— Идите работайте, Анна, — устало прошептала архитекторша. — Не беспокойтесь обо мне. Вы хорошая девушка, Анна…
Анна вышла.
Потом в квартире Рубешей вдруг настало необычное оживление, но такое тягостное и мрачное, словно там готовились к выносу покойника. Маня, очевидно, угадала: в квартиру принесли два больших дорожных чемодана, а сыщики поочередно куда-то уходили и возвращались. Хозяйка, как неживая, ходила по квартире, иногда останавливалась в кухне, отдавала Анне какое-нибудь распоряжение или машинально поднимала крышку кастрюли и пробовала вкус подливки. «Подбавьте еще томатного соусу, Анна», — говорила она, но эти слова произносились словно не ею, потому что она не думала ни о томатах, ни о баранине и говорила только для того, чтобы скрыть свои мысли. Казалось, она ждала чего-то очень тягостного, чему могла бы воспротивиться, но мысль об этом не приходила ей в голову. Она только ждала, и в ее широко раскрытых глазах застыл испуг. Уезжал сын, в котором была вся ее жизнь, и некому было помочь ей. Она заходила в комнату Мирека, помогала укладывать вещи и чувствовала себя так, словно убирает покойника и прощается с ним перед тем, как захлопнуть крышку гроба.
Обед прошел безрадостно. Архитектор обедал с Дадлой в столовой; хозяйка осталась с сыном и сама подавала ему кушанья. Сыщики по очереди ходили куда-то в ресторан. После обеда мать и дочь переодевались, и Дадла при этом плакала. Хозяин сидел в столовой у неубранного стола, курил сигару и делал вид, что читает газету. Потом шофер и сыщик пришли за чемоданами, а из комнаты Честмира вышли хозяйка, Дадла и молодой Рубеш. Анна стояла в прихожей, чтобы в последний раз взглянуть на него. Он вместе с матерью прошел по красной дорожке прихожей.
У двери в столовую хозяйка остановилась.
— Пойди, Мирочка, простись с отцом, пойди, сыночек, — попросила она.
Честмир колебался.
— Пойди, мой милый. Ты ведь сам когда-нибудь пожалеешь, если не выполнишь последнюю просьбу матери.
Рубеш младший открыл дверь столовой и, стоя на пороге, сказал учтиво и церемонно:
— Честь имею кланяться, господин архитектор!
Отец не ответил.
Честмир с матерью и сестрой вышли. Хлопнула входная дверь, и этот короткий и тупой звук болью отозвался в сердце Анны.

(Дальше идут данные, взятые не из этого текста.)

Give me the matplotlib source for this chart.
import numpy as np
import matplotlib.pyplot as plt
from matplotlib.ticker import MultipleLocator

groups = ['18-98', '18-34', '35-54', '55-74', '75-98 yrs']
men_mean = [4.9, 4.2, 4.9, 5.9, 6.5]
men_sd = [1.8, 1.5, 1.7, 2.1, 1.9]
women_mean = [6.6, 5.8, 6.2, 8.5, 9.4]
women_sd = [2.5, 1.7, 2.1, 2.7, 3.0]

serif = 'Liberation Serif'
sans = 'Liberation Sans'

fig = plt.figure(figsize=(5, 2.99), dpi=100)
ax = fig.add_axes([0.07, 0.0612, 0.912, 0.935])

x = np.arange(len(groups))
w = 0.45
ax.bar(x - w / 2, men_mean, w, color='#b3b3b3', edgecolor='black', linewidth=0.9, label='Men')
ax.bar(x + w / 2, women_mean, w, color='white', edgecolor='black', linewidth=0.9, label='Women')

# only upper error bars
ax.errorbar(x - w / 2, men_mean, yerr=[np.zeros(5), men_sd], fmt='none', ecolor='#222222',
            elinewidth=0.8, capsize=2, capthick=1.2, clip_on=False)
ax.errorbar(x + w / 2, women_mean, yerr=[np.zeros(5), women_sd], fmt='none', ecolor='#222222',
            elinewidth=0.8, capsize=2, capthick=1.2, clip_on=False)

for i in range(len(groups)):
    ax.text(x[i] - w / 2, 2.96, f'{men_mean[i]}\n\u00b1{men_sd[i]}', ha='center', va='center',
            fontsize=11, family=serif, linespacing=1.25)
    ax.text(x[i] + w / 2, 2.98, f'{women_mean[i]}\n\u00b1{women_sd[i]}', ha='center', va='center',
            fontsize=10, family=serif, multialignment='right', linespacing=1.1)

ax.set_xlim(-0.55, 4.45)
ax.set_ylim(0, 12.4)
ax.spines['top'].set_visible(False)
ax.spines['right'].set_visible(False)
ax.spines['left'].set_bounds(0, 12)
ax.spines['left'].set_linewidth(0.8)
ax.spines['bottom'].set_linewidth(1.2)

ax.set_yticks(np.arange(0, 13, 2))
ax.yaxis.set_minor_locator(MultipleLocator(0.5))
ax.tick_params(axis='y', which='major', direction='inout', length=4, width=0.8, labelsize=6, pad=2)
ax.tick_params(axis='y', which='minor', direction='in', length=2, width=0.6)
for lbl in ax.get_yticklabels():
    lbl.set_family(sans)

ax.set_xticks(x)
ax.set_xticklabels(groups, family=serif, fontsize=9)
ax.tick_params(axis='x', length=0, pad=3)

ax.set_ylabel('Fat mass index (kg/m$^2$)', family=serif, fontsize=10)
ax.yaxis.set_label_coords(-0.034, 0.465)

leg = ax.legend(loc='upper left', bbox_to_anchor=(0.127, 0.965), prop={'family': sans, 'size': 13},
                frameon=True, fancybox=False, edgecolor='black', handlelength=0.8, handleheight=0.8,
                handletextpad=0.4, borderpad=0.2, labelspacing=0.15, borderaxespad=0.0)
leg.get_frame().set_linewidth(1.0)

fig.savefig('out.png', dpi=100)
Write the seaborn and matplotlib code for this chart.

Она долго стояла в полутемной передней, и ей казалось, что мир опустел и в нем нет никого, кроме нее. Потом она ушла в свою каморку, опустилась на колени возле кровати, зарыла голову в подушки и заплакала.
Слышно было, как ушел архитектор, потом вернулись хозяйка и барышня. Анна быстро встала, вытерла слезы, отряхнула пыль с колен и вышла на кухню.
В этот и следующий день в квартире было как после похорон: пусто, уныло, тихо. Все молчали, старались не встречаться взглядами и ходили чуть не на цыпочках, чтобы не обеспокоить громким звуком того, кто еще незримо пребывал здесь. Хозяйка большую часть дня проводила в крайней комнате на диване, а барышня не выходила из своего будуара. К обеду, однако, все должно было быть на своем месте — приборы, салфетки и солонки, и суп должен быть достаточно горяч, — хозяйка и барышня следили за этим, потому что они понимали, что нарушить тишину может только хозяин; и если произойдет взрыв, он будет страшен.
На третий день пришла ужасная телеграмма. Хозяйка прочла ее в кухне, пошатнулась и схватилась за дверцу буфета, чтобы не упасть. Анна и Дадла отвели ее в спальню; Дадла вызвала врача и отца.
Честмир застрелился.
Через два дня мать получила письмо, написанное рукой, которая теперь уже была мертва. Но письмо это не могли вручить матери, потому что она тяжело заболела.
Честмир застрелился в третьеразрядном гамбургском отеле, ночью в постели, в присутствии двух сопровождавших его сыщиков. Он выстрелил себе в глаз и умер, произнося имена матери и своей русской княжны.
Дадла надела траур, хозяин тоже нацепил черную ленту на рукав и на шляпу. И только Анна никому не смела поведать свою скорбь. Когда она в спальне подавала хозяйке бром и опускала жалюзи, чтобы свет не беспокоил больную, ей так хотелось обнять эту бледную женщину, заплакать у нее на груди и воскликнуть: «Барыня, милая барыня, какое у нас несчастье!» Но хозяйка лежала, глядя перед собой мертвенно-неподвижным взглядом, безразличная ко всему, не замечая Анны.